Any of these sound familiar?

“I was only joking with you. I don’t know why you get so upset.”

“You’re the only one who thinks I’m mean. People love me.”

“I don’t know why you think Doug is your friend. That’s not what he tells other people.”

“You only got that promotion at work because your boss felt sorry for you. Everyone knows that.”

“Why don’t you lighten up a little bit? Even the kids don’t want to be around you.”

“I never said anything remotely like that. Maybe you need your hearing checked.”

“I know you think you’re a good person, but you’re not.”

These are the kinds of comments you’re hearing — and worse — if you’re a victim of gaslighting. Because a gaslighting partner not only wants you to doubt yourself, he wants to destroy your truth, your core. So that the only reality you’re left with is his/hers.

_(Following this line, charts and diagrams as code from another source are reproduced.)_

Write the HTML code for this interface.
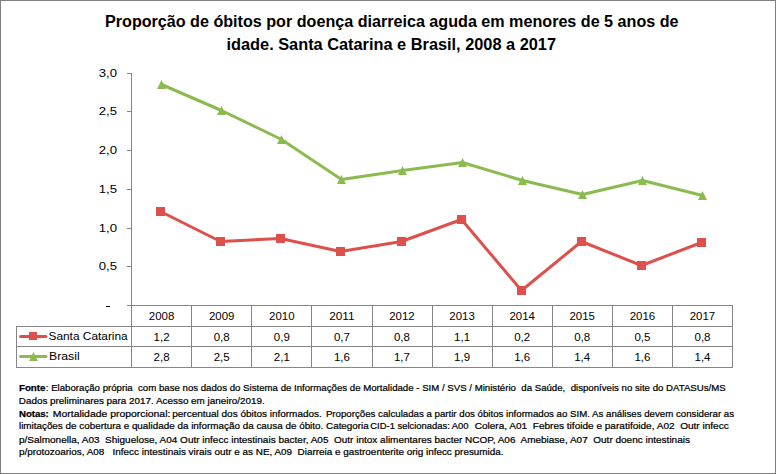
<!DOCTYPE html>
<html><head><meta charset="utf-8"><style>
html,body{margin:0;padding:0;background:#fff;}
svg{display:block;font-family:"Liberation Sans",sans-serif;}
text{fill:#000;}
text.n{stroke:#000;stroke-width:0.22px;}
text.b{stroke:#000;stroke-width:0.25px;}
</style></head><body>
<svg width="776" height="474" viewBox="0 0 776 474">
<rect x="0" y="0" width="776" height="474" fill="#fff"/>
<rect x="0.5" y="0.5" width="775" height="473" fill="none" stroke="#808080" stroke-width="1"/>
<text x="105" y="26.7" font-size="16" text-anchor="start" font-weight="bold" textLength="573.5" lengthAdjust="spacingAndGlyphs" xml:space="preserve" >Proporção de óbitos por doença diarreica aguda em menores de 5 anos de</text>
<text x="226.5" y="49.5" font-size="16" text-anchor="start" font-weight="bold" textLength="329.5" lengthAdjust="spacingAndGlyphs" xml:space="preserve" >idade. Santa Catarina e Brasil, 2008 a 2017</text>
<path d="M131.5 73 V368" stroke="#868686" stroke-width="1" fill="none"/>
<path d="M127 305.5 H131" stroke="#868686" stroke-width="1"/>
<rect x="106" y="306" width="4" height="1" fill="#000"/>
<path d="M127 266.5 H131" stroke="#868686" stroke-width="1"/>
<text x="117" y="270.3" font-size="11" text-anchor="end" font-weight="normal" textLength="18.3" lengthAdjust="spacingAndGlyphs" xml:space="preserve" >0,5</text>
<path d="M127 228.5 H131" stroke="#868686" stroke-width="1"/>
<text x="117" y="232.3" font-size="11" text-anchor="end" font-weight="normal" textLength="18.3" lengthAdjust="spacingAndGlyphs" xml:space="preserve" >1,0</text>
<path d="M127 189.5 H131" stroke="#868686" stroke-width="1"/>
<text x="117" y="193.3" font-size="11" text-anchor="end" font-weight="normal" textLength="18.3" lengthAdjust="spacingAndGlyphs" xml:space="preserve" >1,5</text>
<path d="M127 150.5 H131" stroke="#868686" stroke-width="1"/>
<text x="117" y="154.3" font-size="11" text-anchor="end" font-weight="normal" textLength="18.3" lengthAdjust="spacingAndGlyphs" xml:space="preserve" >2,0</text>
<path d="M127 111.5 H131" stroke="#868686" stroke-width="1"/>
<text x="117" y="115.3" font-size="11" text-anchor="end" font-weight="normal" textLength="18.3" lengthAdjust="spacingAndGlyphs" xml:space="preserve" >2,5</text>
<path d="M127 73.5 H131" stroke="#868686" stroke-width="1"/>
<text x="117" y="77.3" font-size="11" text-anchor="end" font-weight="normal" textLength="18.3" lengthAdjust="spacingAndGlyphs" xml:space="preserve" >3,0</text>
<path d="M127 305.5 H733" stroke="#868686" stroke-width="1"/>
<path d="M191.5 305 V368" stroke="#868686" stroke-width="1"/>
<path d="M251.5 305 V368" stroke="#868686" stroke-width="1"/>
<path d="M311.5 305 V368" stroke="#868686" stroke-width="1"/>
<path d="M372.5 305 V368" stroke="#868686" stroke-width="1"/>
<path d="M432.5 305 V368" stroke="#868686" stroke-width="1"/>
<path d="M492.5 305 V368" stroke="#868686" stroke-width="1"/>
<path d="M552.5 305 V368" stroke="#868686" stroke-width="1"/>
<path d="M612.5 305 V368" stroke="#868686" stroke-width="1"/>
<path d="M672.5 305 V368" stroke="#868686" stroke-width="1"/>
<path d="M732.5 305 V368" stroke="#868686" stroke-width="1"/>
<path d="M16.5 326.5 H733 M16.5 346.5 H733 M16.5 367.5 H733 M16.5 326 V368" stroke="#868686" stroke-width="1"/>
<text x="161.6" y="319.7" font-size="11" text-anchor="middle" font-weight="normal" textLength="25.5" lengthAdjust="spacingAndGlyphs" xml:space="preserve" >2008</text>
<text x="161.6" y="340.9" font-size="11" text-anchor="middle" font-weight="normal" textLength="16" lengthAdjust="spacingAndGlyphs" xml:space="preserve" >1,2</text>
<text x="161.6" y="360.6" font-size="11" text-anchor="middle" font-weight="normal" textLength="16" lengthAdjust="spacingAndGlyphs" xml:space="preserve" >2,8</text>
<text x="221.7" y="319.7" font-size="11" text-anchor="middle" font-weight="normal" textLength="25.5" lengthAdjust="spacingAndGlyphs" xml:space="preserve" >2009</text>
<text x="221.7" y="340.9" font-size="11" text-anchor="middle" font-weight="normal" textLength="16" lengthAdjust="spacingAndGlyphs" xml:space="preserve" >0,8</text>
<text x="221.7" y="360.6" font-size="11" text-anchor="middle" font-weight="normal" textLength="16" lengthAdjust="spacingAndGlyphs" xml:space="preserve" >2,5</text>
<text x="281.8" y="319.7" font-size="11" text-anchor="middle" font-weight="normal" textLength="25.5" lengthAdjust="spacingAndGlyphs" xml:space="preserve" >2010</text>
<text x="281.8" y="340.9" font-size="11" text-anchor="middle" font-weight="normal" textLength="16" lengthAdjust="spacingAndGlyphs" xml:space="preserve" >0,9</text>
<text x="281.8" y="360.6" font-size="11" text-anchor="middle" font-weight="normal" textLength="16" lengthAdjust="spacingAndGlyphs" xml:space="preserve" >2,1</text>
<text x="341.9" y="319.7" font-size="11" text-anchor="middle" font-weight="normal" textLength="25.5" lengthAdjust="spacingAndGlyphs" xml:space="preserve" >2011</text>
<text x="341.9" y="340.9" font-size="11" text-anchor="middle" font-weight="normal" textLength="16" lengthAdjust="spacingAndGlyphs" xml:space="preserve" >0,7</text>
<text x="341.9" y="360.6" font-size="11" text-anchor="middle" font-weight="normal" textLength="16" lengthAdjust="spacingAndGlyphs" xml:space="preserve" >1,6</text>
<text x="401.9" y="319.7" font-size="11" text-anchor="middle" font-weight="normal" textLength="25.5" lengthAdjust="spacingAndGlyphs" xml:space="preserve" >2012</text>
<text x="401.9" y="340.9" font-size="11" text-anchor="middle" font-weight="normal" textLength="16" lengthAdjust="spacingAndGlyphs" xml:space="preserve" >0,8</text>
<text x="401.9" y="360.6" font-size="11" text-anchor="middle" font-weight="normal" textLength="16" lengthAdjust="spacingAndGlyphs" xml:space="preserve" >1,7</text>
<text x="462.1" y="319.7" font-size="11" text-anchor="middle" font-weight="normal" textLength="25.5" lengthAdjust="spacingAndGlyphs" xml:space="preserve" >2013</text>
<text x="462.1" y="340.9" font-size="11" text-anchor="middle" font-weight="normal" textLength="16" lengthAdjust="spacingAndGlyphs" xml:space="preserve" >1,1</text>
<text x="462.1" y="360.6" font-size="11" text-anchor="middle" font-weight="normal" textLength="16" lengthAdjust="spacingAndGlyphs" xml:space="preserve" >1,9</text>
<text x="522.2" y="319.7" font-size="11" text-anchor="middle" font-weight="normal" textLength="25.5" lengthAdjust="spacingAndGlyphs" xml:space="preserve" >2014</text>
<text x="522.2" y="340.9" font-size="11" text-anchor="middle" font-weight="normal" textLength="16" lengthAdjust="spacingAndGlyphs" xml:space="preserve" >0,2</text>
<text x="522.2" y="360.6" font-size="11" text-anchor="middle" font-weight="normal" textLength="16" lengthAdjust="spacingAndGlyphs" xml:space="preserve" >1,6</text>
<text x="582.2" y="319.7" font-size="11" text-anchor="middle" font-weight="normal" textLength="25.5" lengthAdjust="spacingAndGlyphs" xml:space="preserve" >2015</text>
<text x="582.2" y="340.9" font-size="11" text-anchor="middle" font-weight="normal" textLength="16" lengthAdjust="spacingAndGlyphs" xml:space="preserve" >0,8</text>
<text x="582.2" y="360.6" font-size="11" text-anchor="middle" font-weight="normal" textLength="16" lengthAdjust="spacingAndGlyphs" xml:space="preserve" >1,4</text>
<text x="642.4" y="319.7" font-size="11" text-anchor="middle" font-weight="normal" textLength="25.5" lengthAdjust="spacingAndGlyphs" xml:space="preserve" >2016</text>
<text x="642.4" y="340.9" font-size="11" text-anchor="middle" font-weight="normal" textLength="16" lengthAdjust="spacingAndGlyphs" xml:space="preserve" >0,5</text>
<text x="642.4" y="360.6" font-size="11" text-anchor="middle" font-weight="normal" textLength="16" lengthAdjust="spacingAndGlyphs" xml:space="preserve" >1,6</text>
<text x="702.5" y="319.7" font-size="11" text-anchor="middle" font-weight="normal" textLength="25.5" lengthAdjust="spacingAndGlyphs" xml:space="preserve" >2017</text>
<text x="702.5" y="340.9" font-size="11" text-anchor="middle" font-weight="normal" textLength="16" lengthAdjust="spacingAndGlyphs" xml:space="preserve" >0,8</text>
<text x="702.5" y="360.6" font-size="11" text-anchor="middle" font-weight="normal" textLength="16" lengthAdjust="spacingAndGlyphs" xml:space="preserve" >1,4</text>
<text x="48.5" y="339.8" font-size="11" text-anchor="start" font-weight="normal" textLength="79.2" lengthAdjust="spacingAndGlyphs" xml:space="preserve" >Santa Catarina</text>
<text x="49" y="360.4" font-size="11" text-anchor="start" font-weight="normal" textLength="30.7" lengthAdjust="spacingAndGlyphs" xml:space="preserve" >Brasil</text>
<path d="M20.5 336.5 H46" stroke="#DE504C" stroke-width="3" stroke-linecap="round"/>
<rect x="29" y="332" width="8" height="8" fill="#DE504C"/>
<path d="M20.5 356.5 H46" stroke="#8BBA4E" stroke-width="3" stroke-linecap="round"/>
<path d="M33.5 352 L38 361 L29 361 Z" fill="#8BBA4E"/>
<polyline points="160.5,211.5 220.5,241.5 280.5,238.5 340.5,251.5 401.5,241.5 461.5,219.5 521.5,290.5 581.5,241.5 641.5,265.5 701.5,242.5" fill="none" stroke="#DE504C" stroke-width="3" stroke-linejoin="round" stroke-linecap="round"/>
<rect x="156.0" y="207" width="9" height="9" fill="#DE504C"/>
<rect x="216.0" y="237" width="9" height="9" fill="#DE504C"/>
<rect x="276.0" y="234" width="9" height="9" fill="#DE504C"/>
<rect x="336.0" y="247" width="9" height="9" fill="#DE504C"/>
<rect x="397.0" y="237" width="9" height="9" fill="#DE504C"/>
<rect x="457.0" y="215" width="9" height="9" fill="#DE504C"/>
<rect x="517.0" y="286" width="9" height="9" fill="#DE504C"/>
<rect x="577.0" y="237" width="9" height="9" fill="#DE504C"/>
<rect x="637.0" y="261" width="9" height="9" fill="#DE504C"/>
<rect x="697.0" y="238" width="9" height="9" fill="#DE504C"/>
<polyline points="161.5,84.5 221.5,110.5 281.5,139.5 341.5,179.5 402.5,170.5 462.5,162.5 522.5,180.5 582.5,194.5 642.5,180.5 702.5,195.5" fill="none" stroke="#8BBA4E" stroke-width="3" stroke-linejoin="round" stroke-linecap="round"/>
<path d="M161.5 80 L166.0 89 L157.0 89 Z" fill="#8BBA4E"/>
<path d="M221.5 106 L226.0 115 L217.0 115 Z" fill="#8BBA4E"/>
<path d="M281.5 135 L286.0 144 L277.0 144 Z" fill="#8BBA4E"/>
<path d="M341.5 175 L346.0 184 L337.0 184 Z" fill="#8BBA4E"/>
<path d="M402.5 166 L407.0 175 L398.0 175 Z" fill="#8BBA4E"/>
<path d="M462.5 158 L467.0 167 L458.0 167 Z" fill="#8BBA4E"/>
<path d="M522.5 176 L527.0 185 L518.0 185 Z" fill="#8BBA4E"/>
<path d="M582.5 190 L587.0 199 L578.0 199 Z" fill="#8BBA4E"/>
<path d="M642.5 176 L647.0 185 L638.0 185 Z" fill="#8BBA4E"/>
<path d="M702.5 191 L707.0 200 L698.0 200 Z" fill="#8BBA4E"/>
<text class="b" x="18.95" y="390.7" font-size="9" text-anchor="start" font-weight="bold" textLength="26.59" lengthAdjust="spacingAndGlyphs" xml:space="preserve" >Fonte</text>
<text class="n" x="45.82" y="390.7" font-size="9" text-anchor="start" font-weight="normal" textLength="679.92" lengthAdjust="spacingAndGlyphs" xml:space="preserve" >: Elaboração própria  com base nos dados do Sistema de Informações de Mortalidade - SIM / SVS / Ministério  da Saúde,  disponíveis no site do DATASUs/MS</text>
<text class="n" x="18.79" y="403.6" font-size="9" text-anchor="start" font-weight="normal" textLength="245.91" lengthAdjust="spacingAndGlyphs" xml:space="preserve" >Dados preliminares para 2017. Acesso em janeiro/2019.</text>
<text class="b" x="18.96" y="416.5" font-size="9" text-anchor="start" font-weight="bold" textLength="29.87" lengthAdjust="spacingAndGlyphs" xml:space="preserve" >Notas:</text>
<text class="n" x="52.85" y="416.5" font-size="9" text-anchor="start" font-weight="normal" textLength="117.51" lengthAdjust="spacingAndGlyphs" xml:space="preserve" >Mortalidade proporcional:</text>
<text class="n" x="172.26" y="416.5" font-size="9" text-anchor="start" font-weight="normal" textLength="149.55" lengthAdjust="spacingAndGlyphs" xml:space="preserve" >percentual dos óbitos informados.</text>
<text class="n" x="325.91" y="416.5" font-size="9" text-anchor="start" font-weight="normal" textLength="408.14" lengthAdjust="spacingAndGlyphs" xml:space="preserve" >Proporções calculadas a partir dos óbitos informados ao SIM. As análises devem considerar as</text>
<text class="n" x="18.94" y="429.4" font-size="9" text-anchor="start" font-weight="normal" textLength="349.86" lengthAdjust="spacingAndGlyphs" xml:space="preserve" >limitações de cobertura e qualidade da informação da causa de óbito. Categoria</text>
<text class="n" x="370.33" y="429.4" font-size="9" text-anchor="start" font-weight="normal" textLength="98.24" lengthAdjust="spacingAndGlyphs" xml:space="preserve" >CID-1 selcionadas: A00</text>
<text class="n" x="474.69" y="429.4" font-size="9" text-anchor="start" font-weight="normal" textLength="254.07" lengthAdjust="spacingAndGlyphs" xml:space="preserve" >Colera, A01  Febres tifoide e paratifoide, A02  Outr infecc</text>
<text class="n" x="18.96" y="442.5" font-size="9" text-anchor="start" font-weight="normal" textLength="671.0" lengthAdjust="spacingAndGlyphs" xml:space="preserve" >p/Salmonella, A03  Shiguelose, A04 Outr infecc intestinais bacter, A05  Outr intox alimentares bacter NCOP, A06  Amebiase, A07  Outr doenc intestinais</text>
<text class="n" x="18.96" y="455.1" font-size="9" text-anchor="start" font-weight="normal" textLength="484.64" lengthAdjust="spacingAndGlyphs" xml:space="preserve" >p/protozoarios, A08   Infecc intestinais virais outr e as NE, A09  Diarreia e gastroenterite orig infecc presumida.</text>
</svg>
</body></html>
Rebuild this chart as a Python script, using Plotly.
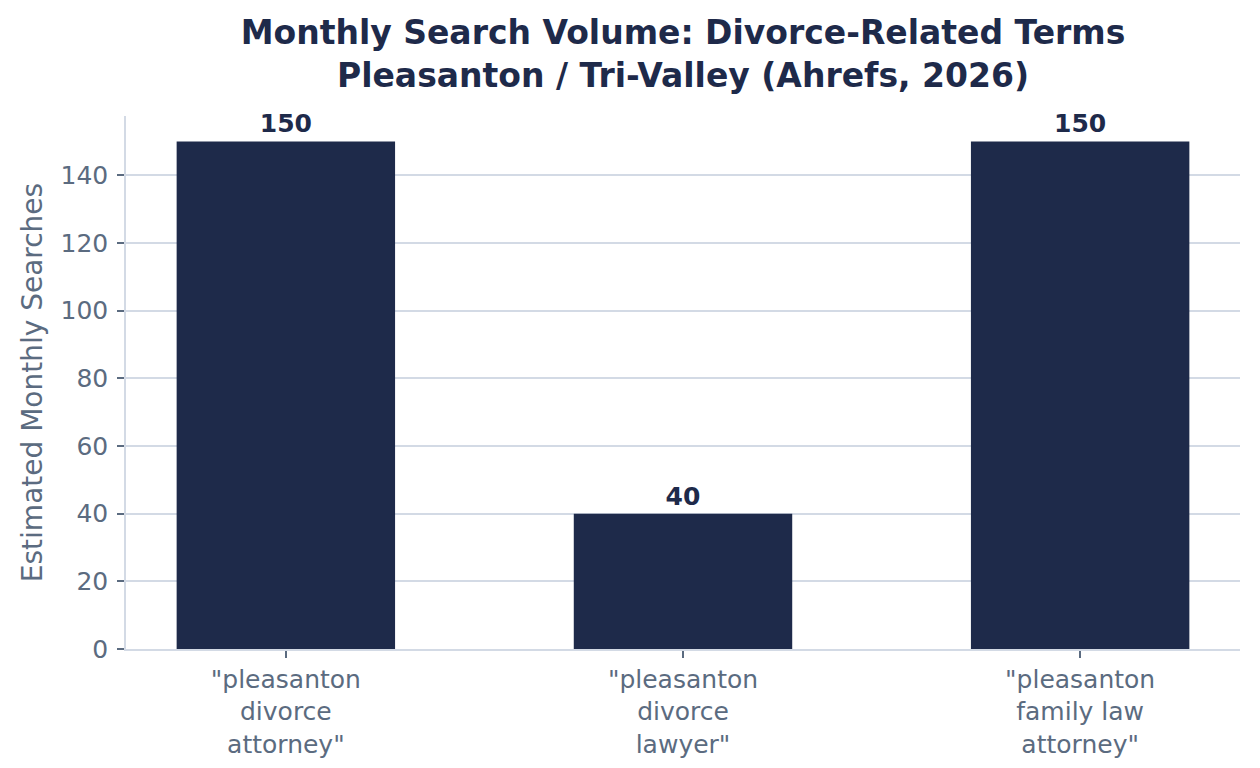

This is why gaslighting is really a thing. And it’s a thing that can and will determine how you experience yourself and your life for as long as you choose to stay in a relationship with someone who’d rather control you than love you, who’d rather distort your feelings than honor them, who’d rather tear you down than lift you up.

Does any of that treatment fit into any dream of any relationship you ever thought you’d be in? Guessing not. Good news is you don’t have to buy into anymore of this upside-down reality. Get the help you need to find your way back to you. Because the world needs you. Because your feelings, opinions, experiences and reactions matter. Because your heart matters. Because you do.